Monday, May 30, 2011

Do you need to go to the emergency vet or can you wait to see your regular vet?

Contributed by a CP Volunteer

the following article actually covers some topics that we've had questions about

Bandage


Most emergency situations are obvious: trauma from being hit by a car, bleeding, collapse, bloat, inability to urinate, seizures, vomiting blood, etc. But there are numerous situations that you can either treat at home or wait until the following business day when you can make an appointment with your vet. However, if the situation changes or if the pet develops more signs or worsens, it is time to go to the ER.

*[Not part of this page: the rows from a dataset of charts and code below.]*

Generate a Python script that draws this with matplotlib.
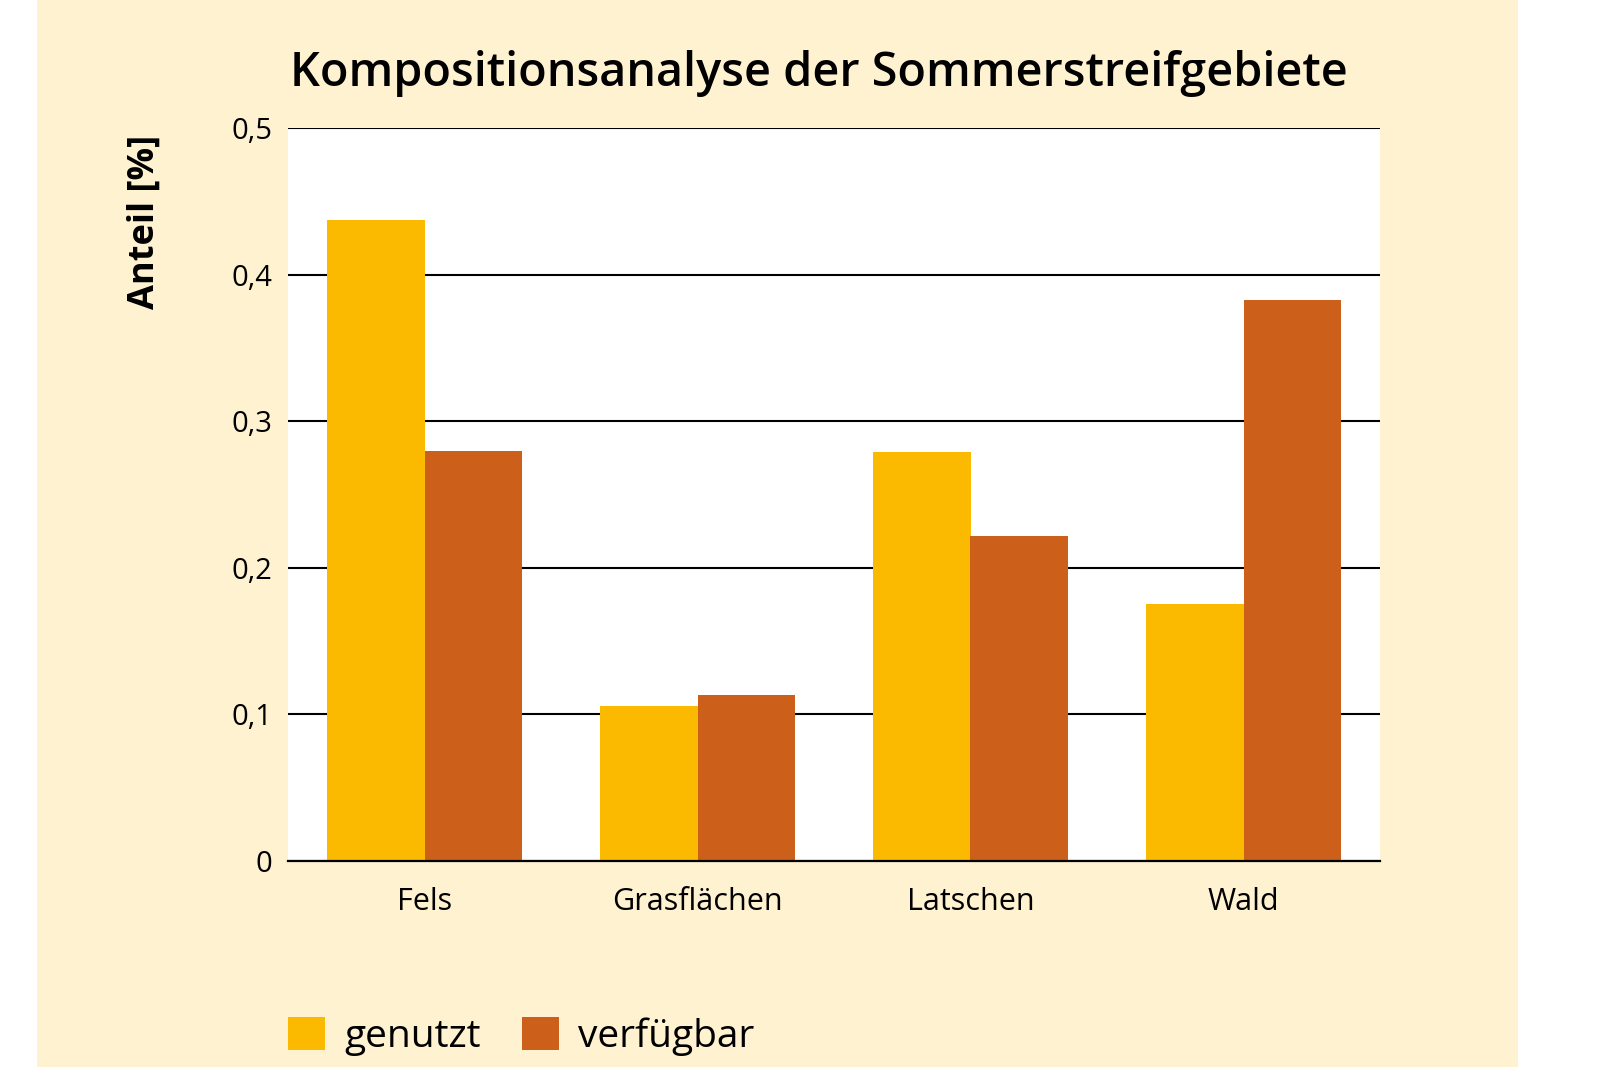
import numpy as np
import matplotlib
matplotlib.use("Agg")
import matplotlib.pyplot as plt
from matplotlib.patches import Rectangle

plt.rcParams['font.family'] = ['Open Sans', 'DejaVu Sans']

kategorien = ["Fels", "Grasflächen", "Latschen", "Wald"]
genutzt = [0.437, 0.106, 0.279, 0.175]
verfuegbar = [0.280, 0.113, 0.222, 0.383]
yticks = [0, 0.1, 0.2, 0.3, 0.4, 0.5]
ytick_labels = ["0", "0,1", "0,2", "0,3", "0,4", "0,5"]

col_gen = "#FBBA00"
col_ver = "#CC601A"
creme = "#FFF2D1"

fig = plt.figure(figsize=(16, 10.67), dpi=100)
fig.patch.set_facecolor("white")
fig.patches.append(Rectangle((37/1600, 0), 1481/1600, 1, transform=fig.transFigure,
                             facecolor=creme, edgecolor="none", zorder=-10))

ax = fig.add_axes([288/1600, 1 - 861/1067, 1092/1600, 733/1067])
ax.set_facecolor("white")

x = np.arange(len(kategorien))
w = 0.358
b1 = ax.bar(x - w/2, genutzt, w, color=col_gen, label="genutzt", zorder=3)
b2 = ax.bar(x + w/2, verfuegbar, w, color=col_ver, label="verfügbar", zorder=3)

ax.set_xlim(-0.5, 3.5)
ax.set_ylim(0, 0.5)
ax.set_yticks(yticks)
ax.set_yticklabels(ytick_labels)
ax.set_xticks(x)
ax.set_xticklabels(kategorien)
ax.yaxis.grid(True, color="black", linewidth=1.5, zorder=1)
ax.set_axisbelow(True)
for s in ["top", "right", "left"]:
    ax.spines[s].set_visible(False)
ax.spines["bottom"].set_linewidth(1.6)
ax.spines["bottom"].set_zorder(4)
ax.tick_params(axis="y", length=0, pad=11, labelsize=21)
ax.tick_params(axis="x", length=0, pad=19, labelsize=22)

fig.text(290/1600, 1 - 86/1067, "Kompositionsanalyse der Sommerstreifgebiete",
         fontsize=33.7, fontweight="semibold", ha="left", va="baseline")
fig.text(145/1600, 1 - 222/1067, "Anteil [%]", fontsize=26, fontweight="bold",
         rotation=90, ha="center", va="center")

fig.legend(handles=[b1, b2], loc="lower left", bbox_to_anchor=(288/1600, 11/1067),
           ncol=2, frameon=False, fontsize=28, handlelength=0.95, handleheight=0.95,
           handletextpad=0.5, columnspacing=1.05, borderaxespad=0, borderpad=0)

fig.savefig("out.png", dpi=100, facecolor=fig.get_facecolor())
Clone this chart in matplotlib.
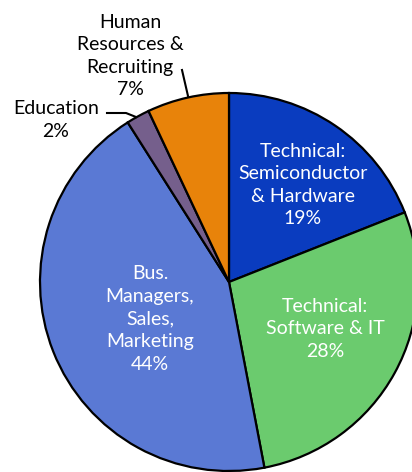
import matplotlib
matplotlib.use("Agg")
import matplotlib.pyplot as plt

# --- DATA ---
categories = ["Technical:\nSemiconductor\n& Hardware", "Technical:\nSoftware & IT",
              "Bus.\nManagers,\nSales,\nMarketing", "Education", "Human\nResources &\nRecruiting"]
shares = [19, 28, 44, 2, 7]
colors = ["#0a3cbf", "#6bcb6e", "#5a79d4", "#755f8c", "#e8830a"]

W, H = 412, 472
plt.rcParams['font.family'] = ['Lato', 'DejaVu Sans']

fig = plt.figure(figsize=(W / 100, H / 100), dpi=100)
ax = fig.add_axes([0, 0, 1, 1])

cx, cy, r = 229, H - 282, 189
ax.pie(shares, colors=colors, startangle=90, counterclock=False,
       center=(cx, cy), radius=r, frame=True,
       wedgeprops=dict(edgecolor='black', linewidth=1.6))
ax.set_xlim(0, W)
ax.set_ylim(0, H)
ax.axis('off')

fs = 14
lsp = 1.4
# labels inside the slices (white)
ax.text(303, H - 185, f"{categories[0]}\n{shares[0]}%", color='white', fontsize=fs,
        ha='center', va='center', linespacing=lsp)
ax.text(325, H - 329, f"{categories[1]}\n{shares[1]}%", color='white', fontsize=fs,
        ha='center', va='center', linespacing=lsp)
ax.text(150, H - 319, f"{categories[2]}\n{shares[2]}%", color='white', fontsize=fs,
        ha='center', va='center', linespacing=lsp)

# outside labels with leader lines
ax.text(56, H - 120, f"{categories[3]}\n{shares[3]}%", color='black', fontsize=fs,
        ha='center', va='center', linespacing=lsp)
ax.plot([107, 126, 136], [H - 113, H - 113, H - 117], color='black', lw=1.5)
ax.text(130, H - 56, f"{categories[4]}\n{shares[4]}%", color='black', fontsize=fs,
        ha='center', va='center', linespacing=lsp)
ax.plot([182, 188], [H - 70, H - 96], color='black', lw=1.5)

fig.savefig("out.png", dpi=100)
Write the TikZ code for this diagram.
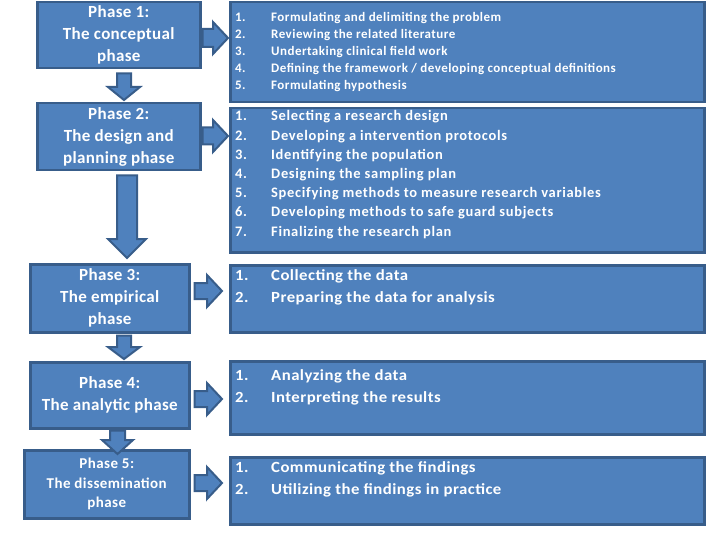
\documentclass[tikz,border=0pt]{standalone}
\usepackage{fontspec}
\setmainfont{Carlito}
\usetikzlibrary{calc}
\definecolor{fillc}{HTML}{4F81BD}
\definecolor{bordc}{HTML}{385D8A}
% #1 from node, #2 to node, #3 x-coordinate name, #4 shaft half, #5 head half, #6 head length, #7 start gap, #8 end gap
\newcommand\downblock[8]{%
  \draw[blockarrow]
    ($(#1.south -| #3)+({-(#4)},{#7})$) --
    ($(#2.north -| #3)+({-(#4)},{-(#6)-(#8)})$) --
    ($(#2.north -| #3)+({-(#5)},{-(#6)-(#8)})$) --
    ($(#2.north -| #3)+(0,{-(#8)})$) --
    ($(#2.north -| #3)+({#5},{-(#6)-(#8)})$) --
    ($(#2.north -| #3)+({#4},{-(#6)-(#8)})$) --
    ($(#1.south -| #3)+({#4},{#7})$) -- cycle;}
\newcommand\rightblock[8]{%
  \draw[blockarrow]
    ($(#1.east |- #3)+({#7},{-(#4)})$) --
    ($(#2.west |- #3)+({-(#6)-(#8)},{-(#4)})$) --
    ($(#2.west |- #3)+({-(#6)-(#8)},{-(#5)})$) --
    ($(#2.west |- #3)+({-(#8)},0)$) --
    ($(#2.west |- #3)+({-(#6)-(#8)},{#5})$) --
    ($(#2.west |- #3)+({-(#6)-(#8)},{#4})$) --
    ($(#1.east |- #3)+({#7},{#4})$) -- cycle;}
\newcommand\biglist{\fontsize{15.5}{22}\selectfont\addfontfeatures{FakeStretch=1.08,LetterSpace=3}}
\begin{document}
\begin{tikzpicture}[x=1pt,y=-1pt,
  box/.style={draw=bordc, fill=fillc, line width=2.5pt, inner sep=0pt, anchor=north west},
  blockarrow/.style={draw=bordc, fill=fillc, line width=2pt, line join=miter},
  phasetext/.style={text=white, align=center, inner sep=0pt,
    font=\bfseries\fontsize{17}{22}\selectfont\addfontfeatures{LetterSpace=2}},
  listtext/.style={text=white, inner sep=0pt, anchor=base west, font=\bfseries}]
\fill[white] (0,0) rectangle (720,540);
\useasboundingbox (0,0) rectangle (720,540);
% left boxes
\node[box, minimum width=163, minimum height=66] (p1) at (36,1) {};
\node[box, minimum width=163, minimum height=67] (p2) at (36,102) {};
\node[box, minimum width=159, minimum height=68] (p3) at (29,263) {};
\node[box, minimum width=159, minimum height=66] (p4) at (29,361) {};
\node[box, minimum width=165, minimum height=68] (p5) at (23,449) {};
% right boxes
\node[box, minimum width=474, minimum height=100] (r1) at (229,1) {};
\node[box, minimum width=474, minimum height=144] (r2) at (229,107) {};
\node[box, minimum width=474, minimum height=67] (r3) at (229,264) {};
\node[box, minimum width=474, minimum height=73] (r4) at (229,360) {};
\node[box, minimum width=474, minimum height=67] (r5) at (229,456) {};
% phase texts
\node[phasetext] (t1) at (p1.center) {Phase 1:\\The conceptual\\phase};
\node[phasetext] (t2) at (p2.center) {Phase 2:\\The design and\\planning phase};
\node[phasetext] (t3) at (p3.center) {Phase 3:\\The empirical\\phase};
\node[phasetext] (t4) at (p4.center) {Phase 4:\\The analytic phase};
\node[phasetext, font=\bfseries\fontsize{15}{19.5}\selectfont\addfontfeatures{LetterSpace=3}] (t5) at (p5.center) {Phase 5:\\The dissemination\\phase};
% lists
\node[listtext] (l1) at ($(r1.north west)+(6,21)$) {\fontsize{13}{16.8}\selectfont\addfontfeatures{LetterSpace=3.6}%
  \begin{tabular}[t]{@{}p{36pt}@{}l@{}}
  1.&Formulating and delimiting the problem\\
  2.&Reviewing the related literature\\
  3.&Undertaking clinical field work\\
  4.&Defining the framework / developing conceptual definitions\\
  5.&Formulating hypothesis
  \end{tabular}};
\node[listtext] (l2) at ($(r2.north west)+(6,14)$) {\fontsize{14.5}{19.2}\selectfont\addfontfeatures{LetterSpace=4.7}%
  \begin{tabular}[t]{@{}p{36pt}@{}l@{}}
  1.&Selecting a research design\\
  2.&Developing a intervention protocols\\
  3.&Identifying the population\\
  4.&Designing the sampling plan\\
  5.&Specifying methods to measure research variables\\
  6.&Developing methods to safe guard subjects\\
  7.&Finalizing the research plan
  \end{tabular}};
\node[listtext] (l3) at ($(r3.north west)+(6,16.5)$) {\biglist
  \begin{tabular}[t]{@{}p{36pt}@{}l@{}}
  1.&Collecting the data\\
  2.&Preparing the data for analysis
  \end{tabular}};
\node[listtext] (l4) at ($(r4.north west)+(6,20.5)$) {\biglist
  \begin{tabular}[t]{@{}p{36pt}@{}l@{}}
  1.&Analyzing the data\\
  2.&Interpreting the results
  \end{tabular}};
\node[listtext] (l5) at ($(r5.north west)+(6,16.5)$) {\biglist
  \begin{tabular}[t]{@{}p{36pt}@{}l@{}}
  1.&Communicating the findings\\
  2.&Utilizing the findings in practice
  \end{tabular}};
% reference coordinates for arrows
\coordinate (cx12) at (124,0);
\coordinate (cx23) at (127,0);
\coordinate (cx34) at (124,0);
\coordinate (cx45) at (117.5,0);
\coordinate (cy1) at (0,38);
\coordinate (cy2) at (0,136);
\coordinate (cy3) at (0,291);
\coordinate (cy4) at (0,399);
\coordinate (cy5) at (0,483);
% down arrows
\downblock{p1}{p2}{cx12}{7}{16}{13}{4}{2}
\downblock{p2}{p3}{cx23}{10}{19}{19}{4}{5}
\downblock{p3}{p4}{cx34}{7}{16}{12}{2}{2}
\downblock{p4}{p5}{cx45}{7.5}{15.5}{14}{1}{-5}
% right arrows
\rightblock{p1}{r1}{cy1}{9}{16}{15}{1}{1}
\rightblock{p2}{r2}{cy2}{8.5}{16}{15}{1}{1}
\rightblock{p3}{r3}{cy3}{8}{16}{15}{4}{7}
\rightblock{p4}{r4}{cy4}{8}{16}{15}{4}{7}
\rightblock{p5}{r5}{cy5}{8}{16}{15}{4}{7}
\end{tikzpicture}
\end{document}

Here are some of those non-emergency situations:

Lumps and bumps - If you are petting your dog and feel a lump that you haven't noticed before, you don't need to immediately go to the veterinarian. If it isn't bothering the pet, you can wait and see if it gets larger. Contact your vet the following day so it can be noted in your dog's record. If the lump grows or changes, diagnosis may require bloodwork, biopsy and/or x-rays. If the lump turns out to be benign costs can range around $300 to $500. If it is not benign, treatment can be over $1,000.

Breath smells bad and some teeth are loose or falling out - As long as your dog is still eating and drinking, you can wait to contact your veterinarian to make an appointment to have his mouth examined and get his teeth cleaned. If you don't have pet insurance, be prepared. Dental cleaning, anesthesia, x-rays and medication can be around $500.

Small tongue or mouth laceration - Most people notice this when the saliva looks pink tinged or the water in their dog's water bowl is pink. The majority of wounds in the mouth heal quickly. If there is no active bleeding and your dog can eat and drink, you can wait. Put some ice cubes in the water. Cold can help constrict blood vessels therefore reduce bleeding.

Dirty, smelly ears - Typically this can wait. Even if your dog is shaking his head a little. Clean the outside part of the ear with a cotton ball or Q-tip but do not insert a Q-tip into the ear. If there is an infection, Q-tips can hurt. Avoid using any medication until you speak to your veterinarian. Treatment for ear problems typically costs $200 to $250 for ear swabs, cultures, cleaning and medication.

Toenail torn or bleeding - If your dog will let you, try to examine the nail closely. Sometimes the nail tip has fallen off or just needs to be slightly pulled. Place a bandage around the foot, covering the nail and contact your veterinarian the following day.

Hopefully, this information can help you to make the decision about what to do for your dog.